DIRECTION
Pick every line with "seaborn" from the material below.

** begin **

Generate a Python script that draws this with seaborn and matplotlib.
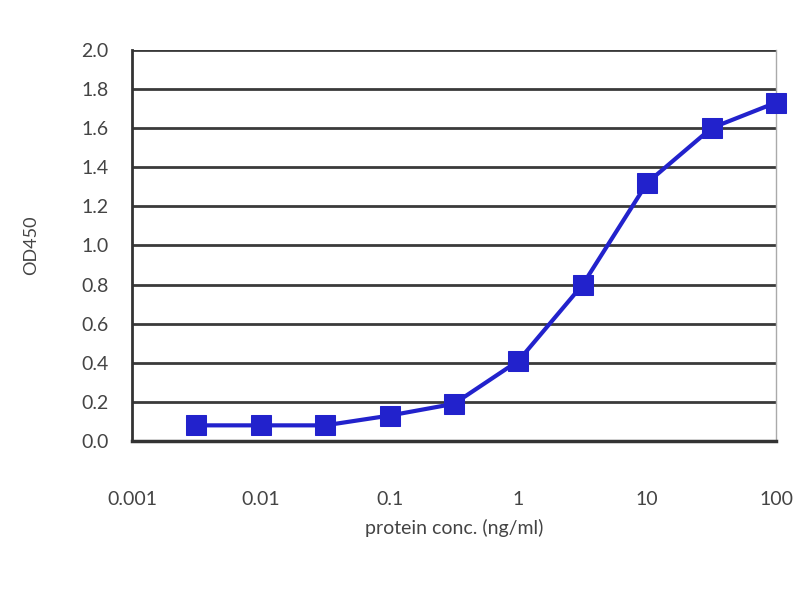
import matplotlib
matplotlib.use("Agg")
import matplotlib.pyplot as plt
import seaborn as sns
import pandas as pd
from matplotlib.ticker import FixedLocator, FixedFormatter

# data (half-log dilution series)
conc = [0.00316, 0.01, 0.0316, 0.1, 0.316, 1, 3.16, 10, 31.6, 100]
od450 = [0.08, 0.08, 0.08, 0.13, 0.19, 0.41, 0.80, 1.32, 1.60, 1.73]
x_ticks = [0.001, 0.01, 0.1, 1, 10, 100]
x_tick_labels = ["0.001", "0.01", "0.1", "1", "10", "100"]
y_ticks = [0.0, 0.2, 0.4, 0.6, 0.8, 1.0, 1.2, 1.4, 1.6, 1.8, 2.0]

df = pd.DataFrame({"conc": conc, "od": od450})

sns.set_style("white")
plt.rcParams["font.family"] = ["Lato", "DejaVu Sans"]

fig = plt.figure(figsize=(8, 6), dpi=100)
ax = fig.add_axes([0.165, 0.265, 0.805, 0.652])

# horizontal gridlines
for y in y_ticks[1:]:
    ax.axhline(y, color="#3a3a3a", lw=2.0, zorder=1)

sns.lineplot(data=df, x="conc", y="od", ax=ax, color="#2222cc", lw=3,
             marker="s", markersize=15, markeredgecolor="#2222cc", zorder=3,
             clip_on=False)

ax.set_xscale("log")
ax.set_xlim(0.001, 100)
ax.set_ylim(0, 2.0)
ax.xaxis.set_major_locator(FixedLocator(x_ticks))
ax.xaxis.set_major_formatter(FixedFormatter(x_tick_labels))
ax.xaxis.set_minor_locator(FixedLocator([]))
ax.set_yticks(y_ticks)
ax.set_yticklabels([f"{v:.1f}" for v in y_ticks])

ax.tick_params(axis="x", direction="in", length=7, width=1.5, color="#333333",
               labelsize=14, pad=36, labelcolor="#444444")
ax.tick_params(axis="y", direction="out", length=5, width=1.5, color="#333333",
               labelsize=14, pad=12, labelcolor="#444444")

ax.spines["top"].set_visible(False)
ax.spines["left"].set_color("#333333")
ax.spines["left"].set_linewidth(2)
ax.spines["bottom"].set_color("#333333")
ax.spines["bottom"].set_linewidth(2.5)
ax.spines["right"].set_color("#aaaaaa")
ax.spines["right"].set_linewidth(1)

ax.set_xlabel("protein conc. (ng/ml)", fontsize=14, color="#444444", labelpad=8)
ax.set_ylabel("OD450", fontsize=13, color="#444444", labelpad=30)

fig.savefig("out.png", dpi=100)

** end **

EXERCISE SOLUTION
Generate a Python script that draws this with seaborn and matplotlib.
import seaborn as sns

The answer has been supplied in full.